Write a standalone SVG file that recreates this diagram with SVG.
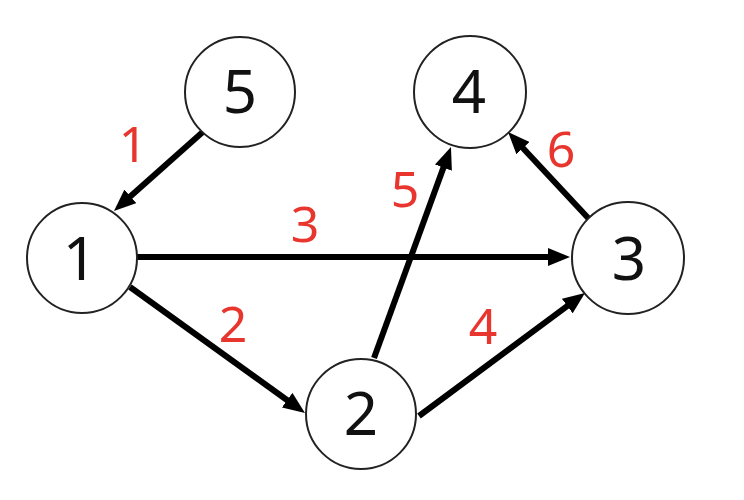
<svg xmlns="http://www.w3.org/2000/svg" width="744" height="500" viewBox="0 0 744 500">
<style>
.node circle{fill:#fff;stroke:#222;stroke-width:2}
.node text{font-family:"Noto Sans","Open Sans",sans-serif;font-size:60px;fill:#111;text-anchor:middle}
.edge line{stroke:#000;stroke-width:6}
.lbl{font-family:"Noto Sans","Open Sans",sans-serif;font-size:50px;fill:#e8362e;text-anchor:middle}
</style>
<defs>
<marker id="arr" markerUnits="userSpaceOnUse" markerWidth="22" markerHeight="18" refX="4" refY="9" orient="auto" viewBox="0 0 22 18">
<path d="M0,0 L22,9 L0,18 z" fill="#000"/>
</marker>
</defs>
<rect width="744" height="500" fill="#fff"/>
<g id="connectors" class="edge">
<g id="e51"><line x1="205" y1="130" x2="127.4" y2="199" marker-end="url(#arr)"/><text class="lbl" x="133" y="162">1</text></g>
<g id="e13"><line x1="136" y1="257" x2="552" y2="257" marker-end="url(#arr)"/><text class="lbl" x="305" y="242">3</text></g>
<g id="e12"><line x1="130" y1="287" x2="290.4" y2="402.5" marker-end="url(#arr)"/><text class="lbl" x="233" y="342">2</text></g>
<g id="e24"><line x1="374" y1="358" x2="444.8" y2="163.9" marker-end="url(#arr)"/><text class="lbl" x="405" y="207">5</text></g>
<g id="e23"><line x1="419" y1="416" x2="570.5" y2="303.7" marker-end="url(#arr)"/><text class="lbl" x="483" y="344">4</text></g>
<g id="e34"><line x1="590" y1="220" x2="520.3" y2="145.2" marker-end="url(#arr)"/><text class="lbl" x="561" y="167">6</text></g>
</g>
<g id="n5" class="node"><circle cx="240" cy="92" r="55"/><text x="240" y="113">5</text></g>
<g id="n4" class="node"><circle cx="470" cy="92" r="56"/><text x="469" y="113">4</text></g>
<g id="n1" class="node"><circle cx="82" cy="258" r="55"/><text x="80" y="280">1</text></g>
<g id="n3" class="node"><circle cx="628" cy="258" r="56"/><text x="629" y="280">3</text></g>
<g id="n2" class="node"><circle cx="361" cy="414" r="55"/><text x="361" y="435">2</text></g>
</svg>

### TASK STATEMENT
Pictures are excluded; output everything else in the data verbatim.

### EXPECTED OUTPUT
Write a standalone SVG file that recreates this diagram with SVG.
<svg xmlns="http://www.w3.org/2000/svg" width="744" height="500" viewBox="0 0 744 500">
<style>
.node circle{fill:#fff;stroke:#222;stroke-width:2}
.node text{font-family:"Noto Sans","Open Sans",sans-serif;font-size:60px;fill:#111;text-anchor:middle}
.edge line{stroke:#000;stroke-width:6}
.lbl{font-family:"Noto Sans","Open Sans",sans-serif;font-size:50px;fill:#e8362e;text-anchor:middle}
</style>
<defs>
<marker id="arr" markerUnits="userSpaceOnUse" markerWidth="22" markerHeight="18" refX="4" refY="9" orient="auto" viewBox="0 0 22 18">
<path d="M0,0 L22,9 L0,18 z" fill="#000"/>
</marker>
</defs>
<rect width="744" height="500" fill="#fff"/>
<g id="connectors" class="edge">
<g id="e51"><line x1="205" y1="130" x2="127.4" y2="199" marker-end="url(#arr)"/><text class="lbl" x="133" y="162">1</text></g>
<g id="e13"><line x1="136" y1="257" x2="552" y2="257" marker-end="url(#arr)"/><text class="lbl" x="305" y="242">3</text></g>
<g id="e12"><line x1="130" y1="287" x2="290.4" y2="402.5" marker-end="url(#arr)"/><text class="lbl" x="233" y="342">2</text></g>
<g id="e24"><line x1="374" y1="358" x2="444.8" y2="163.9" marker-end="url(#arr)"/><text class="lbl" x="405" y="207">5</text></g>
<g id="e23"><line x1="419" y1="416" x2="570.5" y2="303.7" marker-end="url(#arr)"/><text class="lbl" x="483" y="344">4</text></g>
<g id="e34"><line x1="590" y1="220" x2="520.3" y2="145.2" marker-end="url(#arr)"/><text class="lbl" x="561" y="167">6</text></g>
</g>
<g id="n5" class="node"><circle cx="240" cy="92" r="55"/><text x="240" y="113">5</text></g>
<g id="n4" class="node"><circle cx="470" cy="92" r="56"/><text x="469" y="113">4</text></g>
<g id="n1" class="node"><circle cx="82" cy="258" r="55"/><text x="80" y="280">1</text></g>
<g id="n3" class="node"><circle cx="628" cy="258" r="56"/><text x="629" y="280">3</text></g>
<g id="n2" class="node"><circle cx="361" cy="414" r="55"/><text x="361" y="435">2</text></g>
</svg>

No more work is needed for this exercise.